Estes são os brasileiros que acordaram a poucos dias. Protestam com uma bandeira que diz "ordem e progresso", de uma época em que a ordem e o progresso exigiam que as bandeiras de partidos políticos de esquerda fossem abaixadas. Que desde cedo na infância formássemos fila para ouvir o hino antes da aula, que incluía Moral e cívica no currículo. Tempo de combater a baderna e a desordem. Tempo de ouvir Cid Moreira, o porta-voz da ditadura.

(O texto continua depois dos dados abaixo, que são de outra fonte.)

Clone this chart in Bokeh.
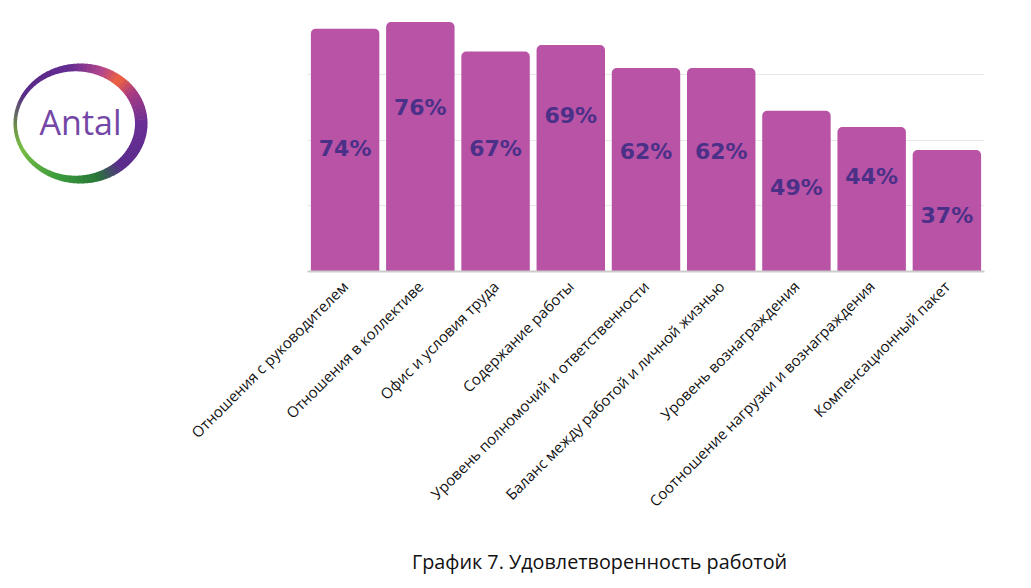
import numpy as np
from bokeh.plotting import figure
from bokeh.layouts import row, column
from bokeh.models import Range1d, FixedTicker, ColumnDataSource
from bokeh.core.properties import value
from bokeh.embed import file_html
from bokeh.resources import INLINE

categories = [
    "Отношения с руководителем",
    "Отношения в коллективе",
    "Офис и условия труда",
    "Содержание работы",
    "Уровень полномочий и ответственности",
    "Баланс между работой и личной жизнью",
    "Уровень вознаграждения",
    "Соотношение нагрузки и вознаграждения",
    "Компенсационный пакет",
]
values = [74, 76, 67, 69, 62, 62, 49, 44, 37]
label_y = [37.5, 50.0, 37.5, 47.5, 36.5, 36.5, 25.5, 29.0, 17.0]
pct_labels = [f"{v}%" for v in values]
caption = "График 7. Удовлетворенность работой"
logo_text = "Antal"

BAR = "#b853a6"
LBL = "#4b3088"
TOP_H = 520

# ---------------- logo figure ----------------
lg = figure(frame_width=160, frame_height=TOP_H, x_range=Range1d(0, 160), y_range=Range1d(0, TOP_H),
            output_backend="svg", toolbar_location=None, min_border=0)
lg.title.visible = False
lg.axis.visible = False
lg.grid.visible = False
lg.outline_line_color = None

stops = [(0, (106, 47, 149)), (35, (170, 60, 130)), (52, (240, 100, 60)), (70, (180, 70, 140)),
         (100, (100, 45, 145)), (150, (88, 42, 138)), (185, (110, 150, 70)), (205, (120, 190, 70)),
         (250, (60, 155, 60)), (285, (40, 120, 55)), (310, (90, 44, 140)), (360, (106, 47, 149))]

def col_at(a):
    for (a0, c0), (a1, c1) in zip(stops[:-1], stops[1:]):
        if a0 <= a <= a1:
            t = (a - a0) / (a1 - a0)
            c = [int(c0[i] + (c1[i] - c0[i]) * t) for i in range(3)]
            return "#%02x%02x%02x" % tuple(c)
    return "#6a2f95"

cx, cy, rx, ry = 80, TOP_H - 108, 67, 60
xs, ys, cs = [], [], []
step = 4
for a in range(0, 360, step):
    th = np.radians(np.linspace(a, a + step + 0.6, 6))
    thick = 8 + 4.5 * np.cos(th)
    ox = cx + rx * np.cos(th)
    oy = cy + ry * np.sin(th)
    ix = cx + (rx - thick) * np.cos(th)
    iy = cy + (ry - thick) * np.sin(th)
    xs.append(list(ox) + list(ix[::-1]))
    ys.append(list(oy) + list(iy[::-1]))
    cs.append(col_at(a + step / 2))
lg.patches(xs=xs, ys=ys, fill_color=cs, line_color=None)
lg.text(x=[80], y=[cy + 2], text=[logo_text], text_align="center", text_baseline="middle",
        text_font=value("Open Sans"), text_font_size="34px", text_color="#7446a6")

# ---------------- main chart ----------------
p = figure(width=871, height=TOP_H, x_range=categories, y_range=Range1d(0, 78),
           output_backend="svg", toolbar_location=None,
           min_border_left=147, min_border_right=47, min_border_top=15,
           min_border_bottom=TOP_H - 271)
p.outline_line_color = None
p.yaxis.visible = False
p.xgrid.visible = False
p.ygrid.ticker = FixedTicker(ticks=[20, 40, 60])
p.ygrid.grid_line_color = "#e8e8e8"

src = ColumnDataSource(dict(cat=categories, val=values, ly=label_y, lbl=pct_labels))
p.vbar(x="cat", top="val", width=0.91, source=src, fill_color=BAR, line_color=None,
       border_radius=(5, 5, 0, 0))
p.text(x="cat", y="ly", text="lbl", source=src, text_align="center", text_baseline="middle",
       text_font=value("DejaVu Sans"), text_font_style="bold", text_font_size="22px",
       text_color=LBL)

p.xaxis.axis_line_color = "#cccccc"
p.xaxis.axis_line_width = 2
p.xaxis.major_tick_line_color = None
p.xaxis.minor_tick_line_color = None
p.xaxis.major_label_orientation = np.pi / 4
p.xaxis.major_label_text_font = "Open Sans"
p.xaxis.major_label_text_font_size = "15px"
p.xaxis.major_label_text_color = "#111111"
p.xaxis.major_label_standoff = 6

# ---------------- caption strip ----------------
cap_h = 588 - TOP_H
cap = figure(frame_width=1031, frame_height=cap_h, x_range=Range1d(0, 1031), y_range=Range1d(0, cap_h),
             output_backend="svg", toolbar_location=None, min_border=0)
cap.title.visible = False
cap.axis.visible = False
cap.grid.visible = False
cap.outline_line_color = None
cap.text(x=[599], y=[588 - 561], text=[caption], text_align="center", text_baseline="middle",
         text_font=value("Open Sans"), text_font_size="19.8px", text_color="#111111")

layout = column(row(lg, p), cap)
open("out.html", "w").write(file_html(layout, INLINE))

Os brasileiros que acordaram a poucos dias combatem os partidos impondo um “apartidarismo” útil a direita. Aplaudem a polícia quando prendem um “vagabundo” que roubava os manifestantes “pacíficos” e ironicamente buscam linchá-lo enquanto este é preso. Querem o “fim da corrupção” mas não se dão o trabalho de pensar de onde ela vem. Do “espírito” dos políticos ou de um sistema capitalista que a consolida?
Não se esqueçam dos brasileiros que acordaram a mais tempo, que “acordaram”os outros. Não se esqueçam de Porto Alegre, dos protestos de 500 manifestantes com bandeiras de partidos, gostem deles ou não, e de movimentos sociais que já estavam lutando a meses sem a cobertura emocionada e patriótica de conveniência da Globo. Não confundam pacifismo com ordem, pois a boca que sorri é a mesma que tem dentes para morder e desses dois todos somos dotados.